> [REQUIREMENT]: Nothing but the lines from the top of the data to the line holding "0.75, 0.6926, 0.6439, 0.6114, 0.6, 0.6114, 0.6439, 0.6926]" should be printed, word for word and both ends included; leave the pictures out.

────────────────────────────────────────

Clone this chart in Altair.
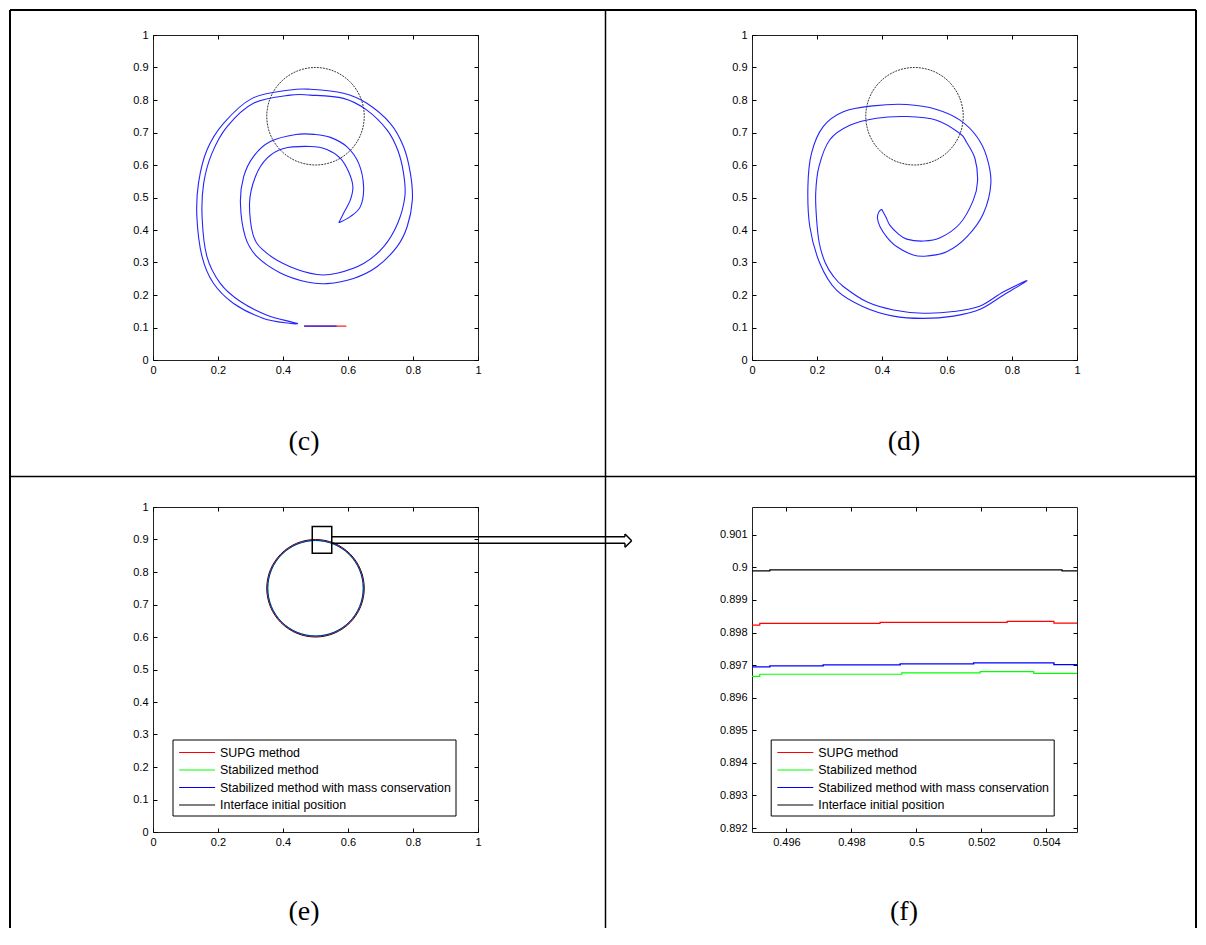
import altair as alt
import pandas as pd

# ---------------- data ----------------
methods = ["SUPG method", "Stabilized method",
           "Stabilized method with mass conservation", "Interface initial position"]
method_colors = ["#ff0000", "#00ff00", "#0000ff", "#000000"]

unit_x_ticks = [0, 0.2, 0.4, 0.6, 0.8, 1]
unit_y_ticks = [0, 0.1, 0.2, 0.3, 0.4, 0.5, 0.6, 0.7, 0.8, 0.9, 1]
zoom_x_ticks = [0.496, 0.498, 0.5, 0.502, 0.504]
zoom_y_ticks = [0.892, 0.893, 0.894, 0.895, 0.896, 0.897, 0.898, 0.899, 0.9, 0.901]
unit_domain = [0, 1]
zoom_x_domain = [0.49494, 0.50494]
zoom_y_domain = [0.89188, 0.90185]

panel_labels = ["(c)", "(d)", "(e)", "(f)"]

# initial interface (circle)
init_x = [0.65, 0.6386, 0.6061, 0.5574, 0.5, 0.4426, 0.3939, 0.3614,
          0.35, 0.3614, 0.3939, 0.4426, 0.5, 0.5574, 0.6061, 0.6386]
init_y = [0.75, 0.8074, 0.8561, 0.8886, 0.9, 0.8886, 0.8561, 0.8074,
          0.75, 0.6926, 0.6439, 0.6114, 0.6, 0.6114, 0.6439, 0.6926]

# (c) stretched interface
c_spiral_x = [0.573, 0.586, 0.607, 0.615, 0.602, 0.576, 0.535, 0.484, 0.402, 0.351,
              0.315, 0.297, 0.310, 0.351, 0.422, 0.505, 0.566, 0.648, 0.710, 0.753,
              0.775, 0.771, 0.753, 0.720, 0.658, 0.586, 0.484, 0.422, 0.309, 0.228,
              0.181, 0.156, 0.151, 0.166, 0.207, 0.269, 0.351, 0.422, 0.445,
              0.420, 0.340, 0.248, 0.186, 0.151, 0.135, 0.140, 0.166, 0.217, 0.305,
              0.422, 0.484, 0.586, 0.658, 0.730, 0.771, 0.792, 0.798, 0.782, 0.751,
              0.689, 0.617, 0.535, 0.474, 0.392, 0.320, 0.284, 0.269, 0.279, 0.309,
              0.361, 0.440, 0.500, 0.546, 0.597, 0.633, 0.648, 0.638, 0.607, 0.576, 0.573]
c_spiral_y = [0.425, 0.451, 0.492, 0.533, 0.579, 0.621, 0.648, 0.657, 0.651, 0.621,
              0.564, 0.482, 0.379, 0.328, 0.287, 0.263, 0.267, 0.297, 0.349, 0.421,
              0.503, 0.574, 0.646, 0.708, 0.769, 0.805, 0.815, 0.815, 0.790, 0.718,
              0.635, 0.544, 0.441, 0.318, 0.236, 0.180, 0.138, 0.118, 0.112,
              0.113, 0.128, 0.174, 0.236, 0.318, 0.441, 0.544, 0.646, 0.728, 0.805,
              0.831, 0.833, 0.821, 0.790, 0.728, 0.656, 0.574, 0.492, 0.410, 0.349,
              0.287, 0.251, 0.235, 0.240, 0.268, 0.318, 0.379, 0.482, 0.564, 0.626,
              0.672, 0.694, 0.694, 0.685, 0.656, 0.605, 0.533, 0.472, 0.441, 0.424, 0.425]
c_strip_red_x = [0.465, 0.595]
c_strip_red_y = [0.104, 0.104]
c_strip_blue_x = [0.465, 0.565]
c_strip_blue_y = [0.104, 0.104]

# (d) stretched interface
d_spiral_x = [0.399, 0.412, 0.424, 0.450, 0.476, 0.527, 0.579, 0.640, 0.681, 0.694,
              0.686, 0.660, 0.640, 0.568, 0.476, 0.383, 0.301, 0.239, 0.206, 0.196,
              0.199, 0.207, 0.225, 0.250, 0.281, 0.353, 0.435, 0.527, 0.620, 0.702, 0.774, 0.846,
              0.774, 0.702, 0.620, 0.527, 0.435, 0.342, 0.260, 0.209, 0.178, 0.172,
              0.183, 0.219, 0.281, 0.373, 0.476, 0.568, 0.640, 0.692, 0.722, 0.735,
              0.712, 0.661, 0.599, 0.538, 0.496, 0.445, 0.415, 0.394, 0.386, 0.390, 0.399]
d_spiral_y = [0.464, 0.440, 0.415, 0.388, 0.372, 0.366, 0.376, 0.420, 0.492, 0.550,
              0.620, 0.670, 0.697, 0.738, 0.749, 0.744, 0.722, 0.677, 0.595, 0.513,
              0.430, 0.360, 0.300, 0.258, 0.226, 0.179, 0.154, 0.144, 0.149, 0.166, 0.210, 0.244,
              0.200, 0.156, 0.135, 0.128, 0.135, 0.164, 0.215, 0.297, 0.410, 0.533,
              0.636, 0.718, 0.764, 0.782, 0.786, 0.771, 0.738, 0.687, 0.626, 0.544,
              0.451, 0.379, 0.333, 0.320, 0.323, 0.349, 0.378, 0.410, 0.436, 0.455, 0.464]

# (e) interfaces after the reversed flow
e_supg_x = [0.6483, 0.6370, 0.6049, 0.5568, 0.5, 0.4432, 0.3951, 0.3630,
            0.3517, 0.3630, 0.3951, 0.4432, 0.5, 0.5568, 0.6049, 0.6370]
e_supg_y = [0.75, 0.8068, 0.8549, 0.8870, 0.8983, 0.8870, 0.8549, 0.8068,
            0.75, 0.6932, 0.6451, 0.6130, 0.6017, 0.6130, 0.6451, 0.6932]
e_stab_x = [0.6467, 0.6355, 0.6037, 0.5561, 0.5, 0.4439, 0.3963, 0.3645,
            0.3533, 0.3645, 0.3963, 0.4439, 0.5, 0.5561, 0.6037, 0.6355]
e_stab_y = [0.75, 0.8061, 0.8537, 0.8855, 0.8967, 0.8855, 0.8537, 0.8061,
            0.75, 0.6939, 0.6463, 0.6145, 0.6033, 0.6145, 0.6463, 0.6939]
e_mass_x = [0.6470, 0.6358, 0.6040, 0.5563, 0.5, 0.4437, 0.3960, 0.3642,
            0.3530, 0.3642, 0.3960, 0.4437, 0.5, 0.5563, 0.6040, 0.6358]
e_mass_y = [0.75, 0.8063, 0.8540, 0.8858, 0.8970, 0.8858, 0.8540, 0.8063,
            0.75, 0.6937, 0.6460, 0.6142, 0.6030, 0.6142, 0.6460, 0.6937]
zoom_box_x = [0.49, 0.55]
zoom_box_y = [0.858, 0.94]

# (f) zoom at the top of the interface
f_supg_x = [0.49494, 0.49518, 0.49888, 0.50279, 0.50423, 0.50494]
f_supg_y = [0.898228, 0.898279, 0.898310, 0.898341, 0.898290, 0.898290]
f_stab_x = [0.49494, 0.49518, 0.49955, 0.50196, 0.50361, 0.50494]
f_stab_y = [0.896657, 0.896719, 0.896760, 0.896801, 0.896749, 0.896749]
f_mass_x = [0.49494, 0.49549, 0.49713, 0.49950, 0.50176, 0.50423, 0.50494]
f_mass_y = [0.896945, 0.896975, 0.897006, 0.897037, 0.897068, 0.897016, 0.897016]
f_init_x = [0.49494, 0.49549, 0.50448, 0.50494]
f_init_y = [0.899891, 0.899922, 0.899891, 0.899891]

# ---------------- helpers ----------------
FONT = "Liberation Sans"
SERIF = "Liberation Serif"
PW = 325
one = pd.DataFrame({"k": [0]})


def curve(xs, ys, method=None):
    df = pd.DataFrame({"x": xs, "y": ys, "i": list(range(len(xs)))})
    if method is not None:
        df["method"] = method
    return df


def enc_x(domain, values, role):
    scale = alt.Scale(domain=domain, nice=False, zero=False)
    if role == "main":
        return alt.X("x:Q", scale=scale, title=None,
                     axis=alt.Axis(orient="bottom", values=values, format="~g", offset=-4,
                                   tickSize=4, domain=False, grid=False, labelPadding=4,
                                   labelFlush=False, labelOverlap=False))
    if role == "mirror":
        return alt.X("x:Q", scale=scale, title=None,
                     axis=alt.Axis(orient="top", values=values, offset=-4, tickSize=4,
                                   domain=False, grid=False, labels=False))
    return alt.X("x:Q", scale=scale, axis=None)


def enc_y(domain, values, role):
    scale = alt.Scale(domain=domain, nice=False, zero=False)
    if role == "main":
        return alt.Y("y:Q", scale=scale, title=None,
                     axis=alt.Axis(orient="left", values=values, format="~g", offset=-4,
                                   tickSize=4, domain=False, grid=False, labelPadding=5,
                                   labelFlush=False, labelOverlap=False))
    if role == "mirror":
        return alt.Y("y:Q", scale=scale, title=None,
                     axis=alt.Axis(orient="right", values=values, offset=-4, tickSize=4,
                                   domain=False, grid=False, labels=False))
    return alt.Y("y:Q", scale=scale, axis=None)


def fixed_line(df, color, width, role, xd, yd, xt, yt, interp="linear", dash=None):
    mk = dict(color=color, strokeWidth=width, interpolate=interp, clip=True)
    if dash:
        mk["strokeDash"] = dash
    return alt.Chart(df).mark_line(**mk).encode(
        x=enc_x(xd, xt, role), y=enc_y(yd, yt, role), order="i:Q")


def legend_at(lx, ly):
    return alt.Legend(orient="none", legendX=lx, legendY=ly, direction="vertical",
                      title=None, strokeColor="black", fillColor="white", padding=4,
                      cornerRadius=0, symbolType="M-2.25,0L2.25,0", symbolSize=256,
                      symbolStrokeWidth=1.1, symbolOffset=11.6, labelFont=FONT,
                      labelFontSize=12.4, labelColor="black", labelOffset=14,
                      rowPadding=1.5, labelLimit=400)


def method_line(df, width, role, xd, yd, xt, yt, leg, interp="linear"):
    return alt.Chart(df).mark_line(strokeWidth=width, interpolate=interp, clip=True).encode(
        x=enc_x(xd, xt, role), y=enc_y(yd, yt, role), order="i:Q",
        color=alt.Color("method:N", scale=alt.Scale(domain=methods, range=method_colors),
                        legend=leg))


def rule(x1, y1, x2, y2, w):
    return alt.Chart(one).mark_rule(color="black", strokeWidth=w).encode(
        x=alt.value(x1), y=alt.value(y1), x2=alt.value(x2), y2=alt.value(y2))


def label(text, x, y):
    return alt.Chart(one).mark_text(text=text, font=SERIF, fontSize=28, color="black",
                                    align="center", baseline="middle").encode(
        x=alt.value(x), y=alt.value(y))


U = dict(xd=unit_domain, yd=unit_domain, xt=unit_x_ticks, yt=unit_y_ticks)
Z = dict(xd=zoom_x_domain, yd=zoom_y_domain, xt=zoom_x_ticks, yt=zoom_y_ticks)
SPIRAL_BLUE = "#2424ff"
CIRCLE_GREY = "#3a3a3a"

# ---------------- panel (c) ----------------
panel_c = alt.layer(
    fixed_line(curve(init_x, init_y), CIRCLE_GREY, 1, "main", interp="cardinal-closed",
               dash=[2, 1], **U),
    fixed_line(curve(c_spiral_x, c_spiral_y), SPIRAL_BLUE, 1.1, "mirror", interp="cardinal", **U),
    fixed_line(curve(c_strip_red_x, c_strip_red_y), "#ff2020", 1.2, "none", **U),
    fixed_line(curve(c_strip_blue_x, c_strip_blue_y), SPIRAL_BLUE, 1.2, "none", **U),
    label(panel_labels[0], 151, 407),
    # table frame
    rule(-143, -25, 1043, -25, 2),
    rule(-143, -25, -143, 893, 2),
    rule(1043, -25, 1043, 893, 2),
    rule(452.5, -25, 452.5, 893, 1.5),
    rule(-143, 441.5, 1043, 441.5, 1.5),
).properties(width=PW, height=PW)

# ---------------- panel (d) ----------------
panel_d = alt.layer(
    fixed_line(curve(init_x, init_y), CIRCLE_GREY, 1, "main", interp="cardinal-closed",
               dash=[2, 1], **U),
    fixed_line(curve(d_spiral_x, d_spiral_y), SPIRAL_BLUE, 1.1, "mirror", interp="cardinal", **U),
    label(panel_labels[1], 152, 407),
).properties(width=PW, height=PW)

# ---------------- panel (e) ----------------
leg_e = legend_at(19.5, 232.5)
box_df = pd.DataFrame({"x": [zoom_box_x[0]], "x2": [zoom_box_x[1]],
                       "y": [zoom_box_y[0]], "y2": [zoom_box_y[1]]})
panel_e = alt.layer(
    method_line(curve(init_x, init_y, methods[3]), 1.0, "main", leg=leg_e, interp="cardinal-closed", **U),
    method_line(curve(e_supg_x, e_supg_y, methods[0]), 1.0, "mirror", leg=leg_e, interp="cardinal-closed", **U),
    method_line(curve(e_stab_x, e_stab_y, methods[1]), 1.0, "none", leg=leg_e, interp="cardinal-closed", **U),
    method_line(curve(e_mass_x, e_mass_y, methods[2]), 0.9, "none", leg=leg_e, interp="cardinal-closed", **U),
    alt.Chart(box_df).mark_rect(fillOpacity=0, stroke="black", strokeWidth=1.5).encode(
        x=enc_x(unit_domain, unit_x_ticks, "none"), x2="x2:Q",
        y=enc_y(unit_domain, unit_y_ticks, "none"), y2="y2:Q"),
    rule(178.75, 29.7, 472, 29.7, 1.5),
    rule(178.75, 36.3, 472, 36.3, 1.5),
    rule(472, 27, 472, 29.7, 1.5),
    rule(472, 36.3, 472, 40.3, 1.5),
    rule(472, 27, 478.7, 33.7, 1.5),
    rule(478.7, 33.7, 472, 40.3, 1.5),
    label(panel_labels[2], 151, 405),
).properties(width=PW, height=PW)

# ---------------- panel (f) ----------------
leg_f = legend_at(18.7, 232.5)
panel_f = alt.layer(
    method_line(curve(f_init_x, f_init_y, methods[3]), 1.2, "main", leg=leg_f, interp="step-after", **Z),
    method_line(curve(f_supg_x, f_supg_y, methods[0]), 1.2, "mirror", leg=leg_f, interp="step-after", **Z),
    method_line(curve(f_stab_x, f_stab_y, methods[1]), 1.2, "none", leg=leg_f, interp="step-after", **Z),
    method_line(curve(f_mass_x, f_mass_y, methods[2]), 1.4, "none", leg=leg_f, interp="step-after", **Z),
    label(panel_labels[3], 152, 405),
).properties(width=PW, height=PW)

chart = alt.concat(
    panel_c, panel_d, panel_e, panel_f,
    columns=2, spacing={"row": 147, "column": 274}, bounds="flush",
).resolve_scale(color="independent").properties(
    padding=0, autosize=alt.AutoSizeParams(type="pad"),
).configure(font=FONT).configure_view(
    stroke="#222222", strokeWidth=1,
).configure_axis(
    labelFont=FONT, labelFontSize=11, labelColor="black", tickColor="black", tickWidth=1,
)

chart.save("out.html", embed_options={"renderer": "svg", "actions": False})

────────────────────────────────────────

> [OUTPUT]:
Clone this chart in Altair.
import altair as alt
import pandas as pd

# ---------------- data ----------------
methods = ["SUPG method", "Stabilized method",
           "Stabilized method with mass conservation", "Interface initial position"]
method_colors = ["#ff0000", "#00ff00", "#0000ff", "#000000"]

unit_x_ticks = [0, 0.2, 0.4, 0.6, 0.8, 1]
unit_y_ticks = [0, 0.1, 0.2, 0.3, 0.4, 0.5, 0.6, 0.7, 0.8, 0.9, 1]
zoom_x_ticks = [0.496, 0.498, 0.5, 0.502, 0.504]
zoom_y_ticks = [0.892, 0.893, 0.894, 0.895, 0.896, 0.897, 0.898, 0.899, 0.9, 0.901]
unit_domain = [0, 1]
zoom_x_domain = [0.49494, 0.50494]
zoom_y_domain = [0.89188, 0.90185]

panel_labels = ["(c)", "(d)", "(e)", "(f)"]

# initial interface (circle)
init_x = [0.65, 0.6386, 0.6061, 0.5574, 0.5, 0.4426, 0.3939, 0.3614,
          0.35, 0.3614, 0.3939, 0.4426, 0.5, 0.5574, 0.6061, 0.6386]
init_y = [0.75, 0.8074, 0.8561, 0.8886, 0.9, 0.8886, 0.8561, 0.8074,
          0.75, 0.6926, 0.6439, 0.6114, 0.6, 0.6114, 0.6439, 0.6926]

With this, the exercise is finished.